Mr Tong concluded by claiming that Kong had demonstrated remorse. The length of the trial had taken a toll on Kong, who has aged parents and two deaf and mute siblings who rely on him for support. Kong's 10-year-old son (who was five when the case first came to court) also suffered from the attention received, and had to be withdrawn from school after being evaluated by a pyschiatrist, Mr Tong said.
Mr Tong also submitted a letter, signed by 173 of the church's current executive members, pleading the judge for leniency.
An excerpt from the letter reads:"Sir, we are the ones who have given, through tithes, offerings and building funds. We are still here. And so are Pastor Kong Hee, Pastor Tan Ye Peng, John Lam, Serina Wee and Sharon Tan. Throughout these past five years, we see them still attending church. Still helping out. Still serving. We see them stand and woship God every weekend, many times with tears streaming down their faces.
"In this whole matter, we believe they wanted to fulfill the Crossover mission and in their zeal, they overstepped certain boundaries. We sincerely ask for leniency on their sentencing. For the sake of their young children, we appeal for them to be spared jail terms."
Mr Kenneth Tan, the lawyer for Lam, said his client's involvement was not as extensive as compared to the other five leaders, and was far less culpable as he was just a volunteer who failed to inquire about the questionable use of church funds because of ingrained and misplaced trust in Kong.

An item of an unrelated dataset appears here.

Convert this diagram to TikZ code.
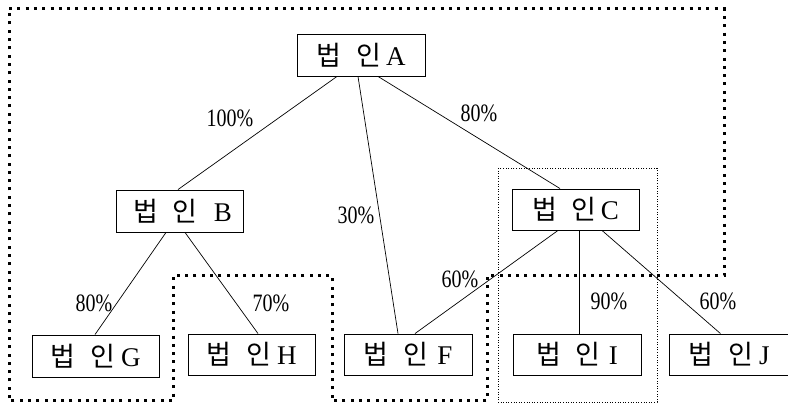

Mr Andre Maniam, Serina Wee's lawyer, described his client as a follower who "started out as a girl doing accounts". Wee was not entrusted with any funds and was not on the board at the time of the criminal breach of trust charge. She was also never a pastor, Mr Maniam said. Wee's role was to provide administrative support "with limited involvement".
He added that the job in the church's accounts department was Wee's first job - she had no prior experience in the private sector. Church was Wee's life - in terms of family job, and faith - at a point in time when she was relatively young and inexperienced. There was no evidence of wrongful gain and no permanent loss in funds was intended, Mr Maniam said. Wee and the other five church leaders are not innately bad people, Mr Maniam concluded as he pleaded for leniency on behalf of his client.
In response, Deputy Public Prosecutor Christopher Ong listed four aggravating factors in the case, chief among them the fact that CHC - as a large registry entrusted with millions in members' donations - had betrayed public trust and the trust of its donors.
The prosecution also found that the offences committed were "premeditated and carefully planned", and they were subsequently covered up with numerous cunning deceptions to avoid detection.
DPP Ong went on to refute the mitigating factors put forth by the defence, stating that the good character of the six accused was not relevant in this case given the seriousness of the offences.
The argument that no personal gain was made and that the church did not suffer any losses also does not apply, he added.
On Kong's claim that was remorseful, DPP Ong said Kong had not actually apologised for his role in the offences, and a confession letter he had tendered was filled with excuses in an attempt to shirk responsibility.
All six accused were found guilty on Oct 21 of misappropriating S$24 million in church funds, funnelling them into bogus investments that funded the singing career of Ms Ho.
Later, a further S$26 million was used to cover their tracks.
In the weeks following the verdict, both the defence and prosecution have handed to the court their written submissions on sentencing.
It is believed that the six will likely be sentenced on Friday.
The prosecution has asked for stiff sentences for all of them.
The prosecution recommended a jail sentence of 11 to 12 years each for Kong, Tan Ye Peng, Wee and Chew.
For Lam, the prosecution asked for a jail sentence of eight to nine years.
The lightest sentence of five to six years was reserved for Sharon Tan.
A maximum cumulative sentence of 20 years can be imposed on the accused, in addition to a fine.
The defence has told the court repeatedly that the church suffered no loss and the six had not profited from their crimes.
The church leaders have been out on bail and barred from travelling overseas.
Kong, Tan Ye Peng, Chew and Lam have each posted bail of S$1 million. Wee and Sharon Tan have each posted a sum of S$750,000.